> [WHAT YOU ARE ASKED TO DO]: Leave out the pictures and reproduce all of the data exactly.

___ AVAILABLE DATA

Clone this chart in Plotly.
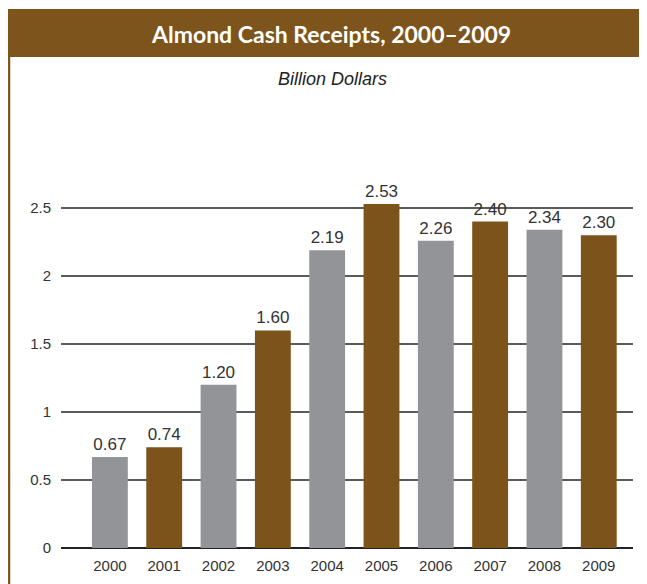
import plotly.graph_objects as go

years = ["2000", "2001", "2002", "2003", "2004", "2005", "2006", "2007", "2008", "2009"]
receipts = [0.67, 0.74, 1.20, 1.60, 2.19, 2.53, 2.26, 2.40, 2.34, 2.30]
bar_colors = ["#929497", "#7B531B"] * 5
y_ticks = [0, 0.5, 1, 1.5, 2, 2.5]
y_tick_labels = ["0", "0.5", "1", "1.5", "2", "2.5"]

BROWN = "#7D551C"
OFF = 8  # page body margin
W, H = 647 - OFF, 584 - OFF
ml, mr, mt, mb = 61 - OFF, 14, 130 - OFF, 36
pw, ph = W - ml - mr, H - mt - mb

def px_x(p):
    return (p - OFF - ml) / pw

def px_y(p):
    return (H - mb - (p - OFF)) / ph

narrow = "Liberation Sans Narrow, Arial Narrow, Liberation Sans, sans-serif"

fig = go.Figure(go.Bar(
    x=years, y=receipts,
    marker=dict(color=bar_colors, line=dict(width=0)),
    text=[f"{v:.2f}" for v in receipts],
    textposition="outside",
    textfont=dict(family=narrow, size=17, color="#333333"),
    cliponaxis=False,
    width=0.66,
))

fig.update_layout(
    width=W, height=H,
    margin=dict(l=ml, r=mr, t=mt, b=mb),
    paper_bgcolor="white", plot_bgcolor="white",
    showlegend=False,
    xaxis=dict(
        type="category", range=[-0.9, 9.63],
        showgrid=False, showline=False, ticks="",
        ticklabelstandoff=7, automargin=False,
        tickfont=dict(family=narrow, size=15, color="#333333"),
        fixedrange=True,
    ),
    yaxis=dict(
        range=[0, (H - mb - mt) / 136.0],
        tickvals=y_ticks, ticktext=y_tick_labels,
        showgrid=True, gridcolor="#5a5a5a", gridwidth=1.5,
        zeroline=True, zerolinecolor="#222222", zerolinewidth=1.5,
        showline=False, ticks="",
        ticklabelstandoff=9, automargin=False,
        tickfont=dict(family=narrow, size=15, color="#333333"),
        fixedrange=True,
    ),
    shapes=[
        dict(type="rect", xref="paper", yref="paper",
             x0=px_x(7), x1=px_x(650), y0=px_y(57), y1=px_y(9),
             fillcolor=BROWN, line=dict(width=0), layer="above"),
        dict(type="line", xref="paper", yref="paper",
             x0=px_x(9), x1=px_x(9), y0=px_y(57), y1=px_y(590),
             line=dict(color=BROWN, width=2.5)),
    ],
    annotations=[
        dict(text="<b>Almond Cash Receipts, 2000–2009</b>",
             xref="paper", yref="paper", x=px_x(331), y=px_y(34),
             xanchor="center", yanchor="middle", showarrow=False,
             font=dict(family="Lato, Open Sans, sans-serif", size=23, color="white")),
        dict(text="<i>Billion Dollars</i>",
             xref="paper", yref="paper", x=px_x(332), y=px_y(79),
             xanchor="center", yanchor="middle", showarrow=False,
             font=dict(family=narrow, size=18, color="#222222")),
    ],
)

fig.write_html("out.html")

______

> [SOLUTION FOR THIS EXERCISE]:
Clone this chart in Plotly.
import plotly.graph_objects as go

years = ["2000", "2001", "2002", "2003", "2004", "2005", "2006", "2007", "2008", "2009"]
receipts = [0.67, 0.74, 1.20, 1.60, 2.19, 2.53, 2.26, 2.40, 2.34, 2.30]
bar_colors = ["#929497", "#7B531B"] * 5
y_ticks = [0, 0.5, 1, 1.5, 2, 2.5]
y_tick_labels = ["0", "0.5", "1", "1.5", "2", "2.5"]

BROWN = "#7D551C"
OFF = 8  # page body margin
W, H = 647 - OFF, 584 - OFF
ml, mr, mt, mb = 61 - OFF, 14, 130 - OFF, 36
pw, ph = W - ml - mr, H - mt - mb

def px_x(p):
    return (p - OFF - ml) / pw

def px_y(p):
    return (H - mb - (p - OFF)) / ph

narrow = "Liberation Sans Narrow, Arial Narrow, Liberation Sans, sans-serif"

fig = go.Figure(go.Bar(
    x=years, y=receipts,
    marker=dict(color=bar_colors, line=dict(width=0)),
    text=[f"{v:.2f}" for v in receipts],
    textposition="outside",
    textfont=dict(family=narrow, size=17, color="#333333"),
    cliponaxis=False,
    width=0.66,
))

fig.update_layout(
    width=W, height=H,
    margin=dict(l=ml, r=mr, t=mt, b=mb),
    paper_bgcolor="white", plot_bgcolor="white",
    showlegend=False,
    xaxis=dict(
        type="category", range=[-0.9, 9.63],
        showgrid=False, showline=False, ticks="",
        ticklabelstandoff=7, automargin=False,
        tickfont=dict(family=narrow, size=15, color="#333333"),
        fixedrange=True,
    ),
    yaxis=dict(
        range=[0, (H - mb - mt) / 136.0],
        tickvals=y_ticks, ticktext=y_tick_labels,
        showgrid=True, gridcolor="#5a5a5a", gridwidth=1.5,
        zeroline=True, zerolinecolor="#222222", zerolinewidth=1.5,
        showline=False, ticks="",
        ticklabelstandoff=9, automargin=False,
        tickfont=dict(family=narrow, size=15, color="#333333"),
        fixedrange=True,
    ),
    shapes=[
        dict(type="rect", xref="paper", yref="paper",
             x0=px_x(7), x1=px_x(650), y0=px_y(57), y1=px_y(9),
             fillcolor=BROWN, line=dict(width=0), layer="above"),
        dict(type="line", xref="paper", yref="paper",
             x0=px_x(9), x1=px_x(9), y0=px_y(57), y1=px_y(590),
             line=dict(color=BROWN, width=2.5)),
    ],
    annotations=[
        dict(text="<b>Almond Cash Receipts, 2000–2009</b>",
             xref="paper", yref="paper", x=px_x(331), y=px_y(34),
             xanchor="center", yanchor="middle", showarrow=False,
             font=dict(family="Lato, Open Sans, sans-serif", size=23, color="white")),
        dict(text="<i>Billion Dollars</i>",
             xref="paper", yref="paper", x=px_x(332), y=px_y(79),
             xanchor="center", yanchor="middle", showarrow=False,
             font=dict(family=narrow, size=18, color="#222222")),
    ],
)

fig.write_html("out.html")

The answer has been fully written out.